The listing below begins with the first line you should copy; stop after the line containing "0.004, 0.006, 0.003, 0.006, 0.008, 0.008, 0.008, 0.008, 0.008]", and drop every picture.

[START OF DATA SEGMENT]

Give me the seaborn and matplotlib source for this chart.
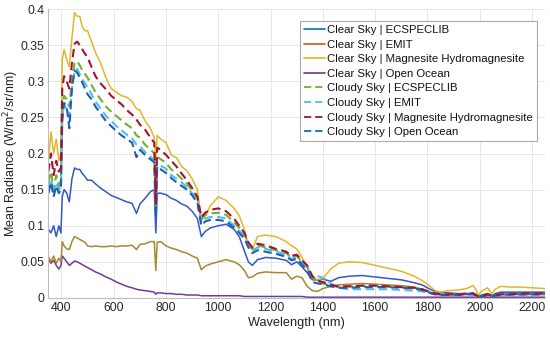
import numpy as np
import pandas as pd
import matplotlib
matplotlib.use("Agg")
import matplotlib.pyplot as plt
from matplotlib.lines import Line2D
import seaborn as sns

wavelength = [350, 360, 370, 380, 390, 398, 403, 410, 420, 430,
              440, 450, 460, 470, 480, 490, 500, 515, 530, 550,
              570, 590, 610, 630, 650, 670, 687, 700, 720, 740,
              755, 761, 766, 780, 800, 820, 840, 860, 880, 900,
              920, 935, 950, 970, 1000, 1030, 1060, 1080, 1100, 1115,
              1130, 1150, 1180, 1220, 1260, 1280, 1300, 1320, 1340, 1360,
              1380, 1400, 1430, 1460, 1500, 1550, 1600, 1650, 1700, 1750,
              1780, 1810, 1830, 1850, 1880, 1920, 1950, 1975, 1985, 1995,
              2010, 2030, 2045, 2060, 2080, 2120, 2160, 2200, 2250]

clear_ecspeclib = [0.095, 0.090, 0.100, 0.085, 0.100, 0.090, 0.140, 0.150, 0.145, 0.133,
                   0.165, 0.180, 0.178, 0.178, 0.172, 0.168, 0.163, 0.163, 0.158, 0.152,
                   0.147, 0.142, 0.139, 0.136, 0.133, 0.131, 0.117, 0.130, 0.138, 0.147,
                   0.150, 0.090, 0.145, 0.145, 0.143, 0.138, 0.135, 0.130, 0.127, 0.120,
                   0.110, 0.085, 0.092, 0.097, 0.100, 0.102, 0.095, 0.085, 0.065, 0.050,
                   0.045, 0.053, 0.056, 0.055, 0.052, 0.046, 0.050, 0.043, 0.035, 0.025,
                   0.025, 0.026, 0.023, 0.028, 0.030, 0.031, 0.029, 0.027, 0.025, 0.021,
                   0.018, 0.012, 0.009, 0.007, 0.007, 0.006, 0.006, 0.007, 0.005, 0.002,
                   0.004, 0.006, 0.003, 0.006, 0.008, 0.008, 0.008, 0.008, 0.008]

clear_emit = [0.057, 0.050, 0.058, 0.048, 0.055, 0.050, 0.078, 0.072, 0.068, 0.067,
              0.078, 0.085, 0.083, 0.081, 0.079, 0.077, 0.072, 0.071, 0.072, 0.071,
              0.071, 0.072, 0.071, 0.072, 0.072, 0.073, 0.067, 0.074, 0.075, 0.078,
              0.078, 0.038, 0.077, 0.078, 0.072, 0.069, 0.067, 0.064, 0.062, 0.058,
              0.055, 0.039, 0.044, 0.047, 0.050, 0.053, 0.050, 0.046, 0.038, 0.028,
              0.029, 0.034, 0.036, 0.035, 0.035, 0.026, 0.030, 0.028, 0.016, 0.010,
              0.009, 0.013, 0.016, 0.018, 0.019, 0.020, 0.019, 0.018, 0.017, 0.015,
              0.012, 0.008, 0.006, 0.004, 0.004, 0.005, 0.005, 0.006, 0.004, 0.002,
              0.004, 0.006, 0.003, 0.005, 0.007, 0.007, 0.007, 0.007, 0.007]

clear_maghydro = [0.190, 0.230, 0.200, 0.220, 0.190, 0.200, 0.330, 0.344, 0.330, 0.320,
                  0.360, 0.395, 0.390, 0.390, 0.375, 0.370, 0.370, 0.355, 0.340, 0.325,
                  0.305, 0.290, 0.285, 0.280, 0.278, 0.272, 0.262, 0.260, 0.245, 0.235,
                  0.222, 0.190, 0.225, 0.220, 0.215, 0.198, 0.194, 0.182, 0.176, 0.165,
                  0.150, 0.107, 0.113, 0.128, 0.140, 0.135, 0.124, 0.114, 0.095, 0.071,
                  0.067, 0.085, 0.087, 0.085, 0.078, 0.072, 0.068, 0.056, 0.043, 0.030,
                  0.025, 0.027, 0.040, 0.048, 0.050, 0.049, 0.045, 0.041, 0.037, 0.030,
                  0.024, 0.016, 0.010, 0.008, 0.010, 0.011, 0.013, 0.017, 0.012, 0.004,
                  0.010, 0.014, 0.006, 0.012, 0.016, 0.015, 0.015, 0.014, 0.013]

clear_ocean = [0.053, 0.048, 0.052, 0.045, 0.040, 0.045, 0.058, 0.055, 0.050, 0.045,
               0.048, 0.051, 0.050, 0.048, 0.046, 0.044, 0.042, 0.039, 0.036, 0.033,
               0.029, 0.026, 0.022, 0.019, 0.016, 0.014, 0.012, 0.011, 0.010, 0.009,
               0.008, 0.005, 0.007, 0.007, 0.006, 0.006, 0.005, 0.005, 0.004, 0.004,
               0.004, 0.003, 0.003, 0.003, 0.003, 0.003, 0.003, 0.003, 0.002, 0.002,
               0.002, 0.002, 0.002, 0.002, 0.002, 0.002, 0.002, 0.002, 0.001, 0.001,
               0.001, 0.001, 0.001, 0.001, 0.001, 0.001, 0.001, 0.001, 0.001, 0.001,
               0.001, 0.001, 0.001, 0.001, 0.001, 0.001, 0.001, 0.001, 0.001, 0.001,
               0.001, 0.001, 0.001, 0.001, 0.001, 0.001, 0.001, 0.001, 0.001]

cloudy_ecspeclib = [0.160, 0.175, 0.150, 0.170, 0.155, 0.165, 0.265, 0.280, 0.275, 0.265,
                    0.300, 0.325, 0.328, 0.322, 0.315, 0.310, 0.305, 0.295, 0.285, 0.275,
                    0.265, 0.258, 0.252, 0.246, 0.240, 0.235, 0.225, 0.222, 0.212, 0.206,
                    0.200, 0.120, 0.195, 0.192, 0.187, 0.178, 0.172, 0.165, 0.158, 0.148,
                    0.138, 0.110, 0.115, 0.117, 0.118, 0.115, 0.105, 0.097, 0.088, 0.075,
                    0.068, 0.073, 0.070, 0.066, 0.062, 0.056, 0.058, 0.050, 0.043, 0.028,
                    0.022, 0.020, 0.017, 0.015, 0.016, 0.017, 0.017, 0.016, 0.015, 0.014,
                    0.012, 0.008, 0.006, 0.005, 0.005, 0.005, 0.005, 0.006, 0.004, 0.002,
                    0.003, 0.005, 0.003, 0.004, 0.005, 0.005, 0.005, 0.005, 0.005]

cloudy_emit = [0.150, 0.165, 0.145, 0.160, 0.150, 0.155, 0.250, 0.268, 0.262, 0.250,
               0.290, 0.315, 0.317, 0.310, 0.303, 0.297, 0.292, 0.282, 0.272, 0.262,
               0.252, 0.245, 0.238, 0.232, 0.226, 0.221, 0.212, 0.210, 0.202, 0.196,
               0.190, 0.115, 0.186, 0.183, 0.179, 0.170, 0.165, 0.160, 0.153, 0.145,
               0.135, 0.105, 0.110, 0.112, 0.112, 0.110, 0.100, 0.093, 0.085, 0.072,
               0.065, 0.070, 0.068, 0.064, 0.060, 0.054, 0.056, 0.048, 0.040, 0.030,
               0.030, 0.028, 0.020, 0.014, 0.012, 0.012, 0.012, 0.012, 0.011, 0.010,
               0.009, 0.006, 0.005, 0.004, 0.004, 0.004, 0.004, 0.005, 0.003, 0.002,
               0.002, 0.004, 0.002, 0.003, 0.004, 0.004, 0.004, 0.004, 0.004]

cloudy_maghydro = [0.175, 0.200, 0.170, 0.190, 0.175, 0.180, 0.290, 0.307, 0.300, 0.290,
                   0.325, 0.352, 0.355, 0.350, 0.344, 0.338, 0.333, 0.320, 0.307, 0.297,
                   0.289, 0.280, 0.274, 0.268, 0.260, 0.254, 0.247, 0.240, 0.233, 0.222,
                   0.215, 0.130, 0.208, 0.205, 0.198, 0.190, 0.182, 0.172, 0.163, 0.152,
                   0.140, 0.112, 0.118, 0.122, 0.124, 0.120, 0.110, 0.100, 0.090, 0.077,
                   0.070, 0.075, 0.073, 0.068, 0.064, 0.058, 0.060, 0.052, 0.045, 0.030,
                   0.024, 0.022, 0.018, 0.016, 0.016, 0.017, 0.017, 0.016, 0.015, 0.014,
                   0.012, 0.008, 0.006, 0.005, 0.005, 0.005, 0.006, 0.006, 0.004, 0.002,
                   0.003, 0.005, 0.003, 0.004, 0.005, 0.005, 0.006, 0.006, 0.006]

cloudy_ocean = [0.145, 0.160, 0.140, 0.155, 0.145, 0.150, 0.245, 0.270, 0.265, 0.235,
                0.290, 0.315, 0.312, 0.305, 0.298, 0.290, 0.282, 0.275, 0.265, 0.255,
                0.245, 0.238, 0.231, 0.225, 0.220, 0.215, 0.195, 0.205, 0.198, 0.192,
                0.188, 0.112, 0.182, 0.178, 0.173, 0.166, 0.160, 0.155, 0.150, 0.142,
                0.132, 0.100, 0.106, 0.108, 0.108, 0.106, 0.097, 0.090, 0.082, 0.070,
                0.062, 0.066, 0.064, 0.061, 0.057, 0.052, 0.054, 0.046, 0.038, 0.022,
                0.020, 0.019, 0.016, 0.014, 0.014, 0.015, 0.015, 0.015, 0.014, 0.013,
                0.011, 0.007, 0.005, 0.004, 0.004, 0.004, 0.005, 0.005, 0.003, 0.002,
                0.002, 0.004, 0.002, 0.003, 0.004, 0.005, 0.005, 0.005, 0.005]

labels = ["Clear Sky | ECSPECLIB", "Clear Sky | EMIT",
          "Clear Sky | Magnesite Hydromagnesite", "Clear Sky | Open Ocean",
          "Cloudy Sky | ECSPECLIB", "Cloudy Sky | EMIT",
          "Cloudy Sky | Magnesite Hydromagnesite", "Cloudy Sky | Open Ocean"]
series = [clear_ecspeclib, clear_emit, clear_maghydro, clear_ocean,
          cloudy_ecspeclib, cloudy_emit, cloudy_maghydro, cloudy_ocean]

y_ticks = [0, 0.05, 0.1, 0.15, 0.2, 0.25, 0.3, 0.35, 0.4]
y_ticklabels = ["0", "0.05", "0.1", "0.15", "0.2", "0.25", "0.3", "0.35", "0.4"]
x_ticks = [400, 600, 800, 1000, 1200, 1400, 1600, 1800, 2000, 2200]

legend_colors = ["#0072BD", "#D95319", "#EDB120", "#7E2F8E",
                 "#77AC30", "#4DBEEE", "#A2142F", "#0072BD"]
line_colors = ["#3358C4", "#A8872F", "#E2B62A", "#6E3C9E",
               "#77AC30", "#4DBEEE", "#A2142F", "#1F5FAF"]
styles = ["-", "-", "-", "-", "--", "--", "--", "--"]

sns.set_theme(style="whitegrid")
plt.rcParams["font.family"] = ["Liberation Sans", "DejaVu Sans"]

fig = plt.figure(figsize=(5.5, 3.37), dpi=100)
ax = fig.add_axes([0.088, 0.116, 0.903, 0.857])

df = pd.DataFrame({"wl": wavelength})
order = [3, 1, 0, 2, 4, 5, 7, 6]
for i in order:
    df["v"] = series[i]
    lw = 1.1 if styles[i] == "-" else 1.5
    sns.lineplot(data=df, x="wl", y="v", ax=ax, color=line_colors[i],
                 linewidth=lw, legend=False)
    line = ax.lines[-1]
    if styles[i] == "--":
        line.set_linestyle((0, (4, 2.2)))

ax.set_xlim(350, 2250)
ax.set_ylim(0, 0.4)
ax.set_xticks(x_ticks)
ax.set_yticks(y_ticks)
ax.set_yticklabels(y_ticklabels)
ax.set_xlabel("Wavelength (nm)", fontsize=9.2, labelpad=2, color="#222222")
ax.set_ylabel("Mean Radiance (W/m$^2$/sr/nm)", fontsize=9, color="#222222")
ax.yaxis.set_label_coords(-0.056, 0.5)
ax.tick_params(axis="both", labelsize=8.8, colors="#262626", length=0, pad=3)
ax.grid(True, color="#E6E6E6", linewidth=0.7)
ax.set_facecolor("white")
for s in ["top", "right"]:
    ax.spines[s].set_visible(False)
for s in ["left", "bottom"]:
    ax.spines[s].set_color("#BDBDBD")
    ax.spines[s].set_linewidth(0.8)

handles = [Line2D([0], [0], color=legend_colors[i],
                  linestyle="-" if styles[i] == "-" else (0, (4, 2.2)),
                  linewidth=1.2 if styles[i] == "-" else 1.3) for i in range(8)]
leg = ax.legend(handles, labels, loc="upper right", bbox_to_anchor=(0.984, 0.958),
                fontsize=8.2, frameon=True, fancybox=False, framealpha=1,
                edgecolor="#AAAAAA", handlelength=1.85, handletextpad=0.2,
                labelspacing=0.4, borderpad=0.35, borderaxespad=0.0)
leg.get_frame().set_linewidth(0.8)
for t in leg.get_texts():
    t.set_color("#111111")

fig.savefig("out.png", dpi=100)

[END OF DATA SEGMENT]

* THE SOLUTION:
Give me the seaborn and matplotlib source for this chart.
import numpy as np
import pandas as pd
import matplotlib
matplotlib.use("Agg")
import matplotlib.pyplot as plt
from matplotlib.lines import Line2D
import seaborn as sns

wavelength = [350, 360, 370, 380, 390, 398, 403, 410, 420, 430,
              440, 450, 460, 470, 480, 490, 500, 515, 530, 550,
              570, 590, 610, 630, 650, 670, 687, 700, 720, 740,
              755, 761, 766, 780, 800, 820, 840, 860, 880, 900,
              920, 935, 950, 970, 1000, 1030, 1060, 1080, 1100, 1115,
              1130, 1150, 1180, 1220, 1260, 1280, 1300, 1320, 1340, 1360,
              1380, 1400, 1430, 1460, 1500, 1550, 1600, 1650, 1700, 1750,
              1780, 1810, 1830, 1850, 1880, 1920, 1950, 1975, 1985, 1995,
              2010, 2030, 2045, 2060, 2080, 2120, 2160, 2200, 2250]

clear_ecspeclib = [0.095, 0.090, 0.100, 0.085, 0.100, 0.090, 0.140, 0.150, 0.145, 0.133,
                   0.165, 0.180, 0.178, 0.178, 0.172, 0.168, 0.163, 0.163, 0.158, 0.152,
                   0.147, 0.142, 0.139, 0.136, 0.133, 0.131, 0.117, 0.130, 0.138, 0.147,
                   0.150, 0.090, 0.145, 0.145, 0.143, 0.138, 0.135, 0.130, 0.127, 0.120,
                   0.110, 0.085, 0.092, 0.097, 0.100, 0.102, 0.095, 0.085, 0.065, 0.050,
                   0.045, 0.053, 0.056, 0.055, 0.052, 0.046, 0.050, 0.043, 0.035, 0.025,
                   0.025, 0.026, 0.023, 0.028, 0.030, 0.031, 0.029, 0.027, 0.025, 0.021,
                   0.018, 0.012, 0.009, 0.007, 0.007, 0.006, 0.006, 0.007, 0.005, 0.002,
                   0.004, 0.006, 0.003, 0.006, 0.008, 0.008, 0.008, 0.008, 0.008]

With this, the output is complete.